### TO DO
Retype, please, the listing from its opening line through the line that contains "period_label_pos = [0, 2, 8, 14, 20, 26, 30]", both included, without the pictures.

____________________

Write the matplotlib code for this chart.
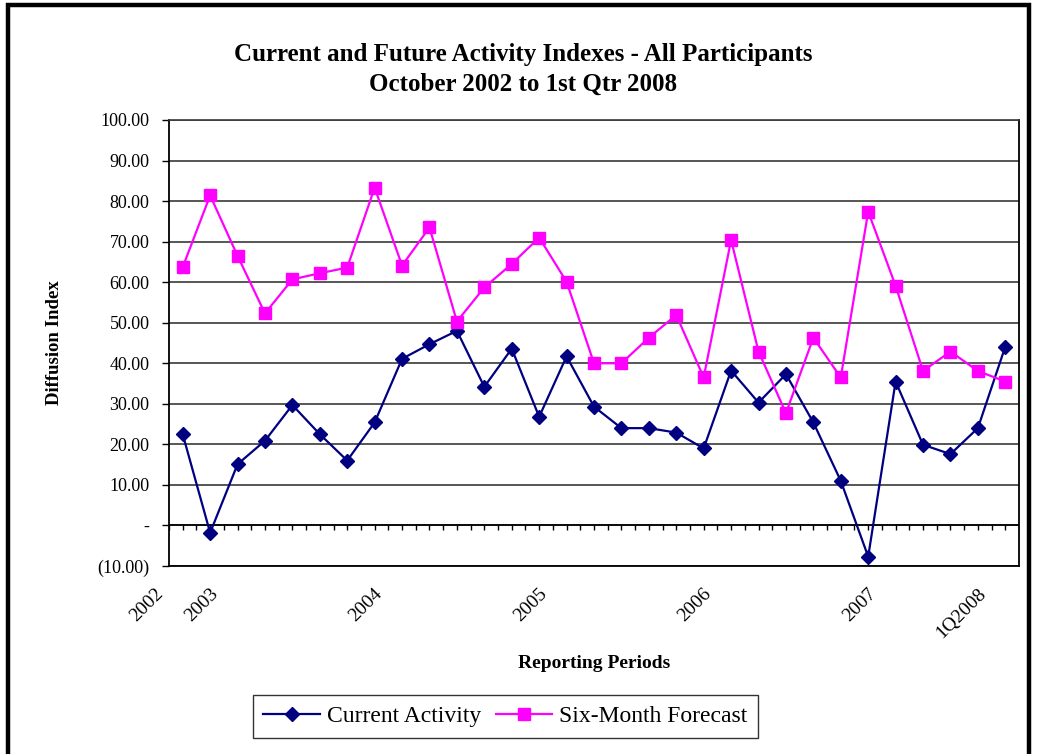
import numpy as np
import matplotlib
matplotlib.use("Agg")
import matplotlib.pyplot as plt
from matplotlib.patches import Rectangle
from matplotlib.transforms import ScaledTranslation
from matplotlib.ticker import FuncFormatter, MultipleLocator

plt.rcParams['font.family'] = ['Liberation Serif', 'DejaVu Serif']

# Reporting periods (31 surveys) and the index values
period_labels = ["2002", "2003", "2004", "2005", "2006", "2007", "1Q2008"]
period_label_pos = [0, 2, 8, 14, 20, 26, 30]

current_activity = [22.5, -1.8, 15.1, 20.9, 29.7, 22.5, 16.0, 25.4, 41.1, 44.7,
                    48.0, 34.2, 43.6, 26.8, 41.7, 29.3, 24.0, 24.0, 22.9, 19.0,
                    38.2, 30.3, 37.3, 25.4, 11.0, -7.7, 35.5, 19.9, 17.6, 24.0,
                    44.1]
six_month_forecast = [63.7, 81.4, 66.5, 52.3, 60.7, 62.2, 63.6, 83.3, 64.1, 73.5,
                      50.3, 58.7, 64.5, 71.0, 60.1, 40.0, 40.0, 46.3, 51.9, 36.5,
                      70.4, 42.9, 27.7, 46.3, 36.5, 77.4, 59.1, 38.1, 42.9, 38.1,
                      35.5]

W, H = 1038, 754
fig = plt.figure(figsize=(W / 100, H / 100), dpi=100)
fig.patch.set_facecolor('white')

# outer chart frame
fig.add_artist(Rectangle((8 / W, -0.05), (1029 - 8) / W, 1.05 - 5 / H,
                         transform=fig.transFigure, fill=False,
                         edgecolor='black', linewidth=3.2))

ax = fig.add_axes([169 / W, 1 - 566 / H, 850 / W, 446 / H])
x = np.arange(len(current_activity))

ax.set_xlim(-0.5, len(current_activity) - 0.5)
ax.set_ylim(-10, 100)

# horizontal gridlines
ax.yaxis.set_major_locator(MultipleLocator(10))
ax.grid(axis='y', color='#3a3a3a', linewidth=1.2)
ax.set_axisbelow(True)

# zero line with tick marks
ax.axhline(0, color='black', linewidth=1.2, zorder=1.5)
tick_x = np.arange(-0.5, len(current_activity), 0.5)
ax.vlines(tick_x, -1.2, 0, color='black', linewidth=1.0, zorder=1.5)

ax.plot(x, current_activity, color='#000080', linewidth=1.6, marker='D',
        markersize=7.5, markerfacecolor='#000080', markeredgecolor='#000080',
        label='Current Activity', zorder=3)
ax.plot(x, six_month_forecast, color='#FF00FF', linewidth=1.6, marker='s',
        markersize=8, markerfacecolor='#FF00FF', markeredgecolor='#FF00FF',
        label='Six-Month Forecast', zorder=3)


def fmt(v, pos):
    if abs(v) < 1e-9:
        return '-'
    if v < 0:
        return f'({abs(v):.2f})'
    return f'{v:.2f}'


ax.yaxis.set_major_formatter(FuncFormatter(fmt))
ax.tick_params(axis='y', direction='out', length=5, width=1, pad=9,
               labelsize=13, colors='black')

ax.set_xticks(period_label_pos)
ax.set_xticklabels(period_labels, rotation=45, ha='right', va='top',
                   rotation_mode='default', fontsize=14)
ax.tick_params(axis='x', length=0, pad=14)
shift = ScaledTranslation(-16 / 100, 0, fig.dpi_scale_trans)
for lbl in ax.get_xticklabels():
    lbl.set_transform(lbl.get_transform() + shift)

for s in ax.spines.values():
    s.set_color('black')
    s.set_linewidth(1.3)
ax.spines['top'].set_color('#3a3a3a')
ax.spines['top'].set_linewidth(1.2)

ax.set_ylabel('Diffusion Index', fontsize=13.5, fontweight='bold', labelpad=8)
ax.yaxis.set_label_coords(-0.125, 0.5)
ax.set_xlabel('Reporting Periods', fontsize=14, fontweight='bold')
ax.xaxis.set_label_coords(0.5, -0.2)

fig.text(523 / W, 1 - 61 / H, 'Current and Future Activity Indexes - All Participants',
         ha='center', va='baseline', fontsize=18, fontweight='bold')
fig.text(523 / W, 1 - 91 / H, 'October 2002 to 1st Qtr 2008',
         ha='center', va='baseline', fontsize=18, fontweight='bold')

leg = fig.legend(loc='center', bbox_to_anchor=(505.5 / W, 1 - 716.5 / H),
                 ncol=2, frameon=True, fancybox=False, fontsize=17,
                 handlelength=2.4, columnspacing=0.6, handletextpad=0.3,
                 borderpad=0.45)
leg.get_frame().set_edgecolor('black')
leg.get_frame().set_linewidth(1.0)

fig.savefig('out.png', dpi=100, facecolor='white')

____________________

### EXERCISE ANSWER
Write the matplotlib code for this chart.
import numpy as np
import matplotlib
matplotlib.use("Agg")
import matplotlib.pyplot as plt
from matplotlib.patches import Rectangle
from matplotlib.transforms import ScaledTranslation
from matplotlib.ticker import FuncFormatter, MultipleLocator

plt.rcParams['font.family'] = ['Liberation Serif', 'DejaVu Serif']

# Reporting periods (31 surveys) and the index values
period_labels = ["2002", "2003", "2004", "2005", "2006", "2007", "1Q2008"]
period_label_pos = [0, 2, 8, 14, 20, 26, 30]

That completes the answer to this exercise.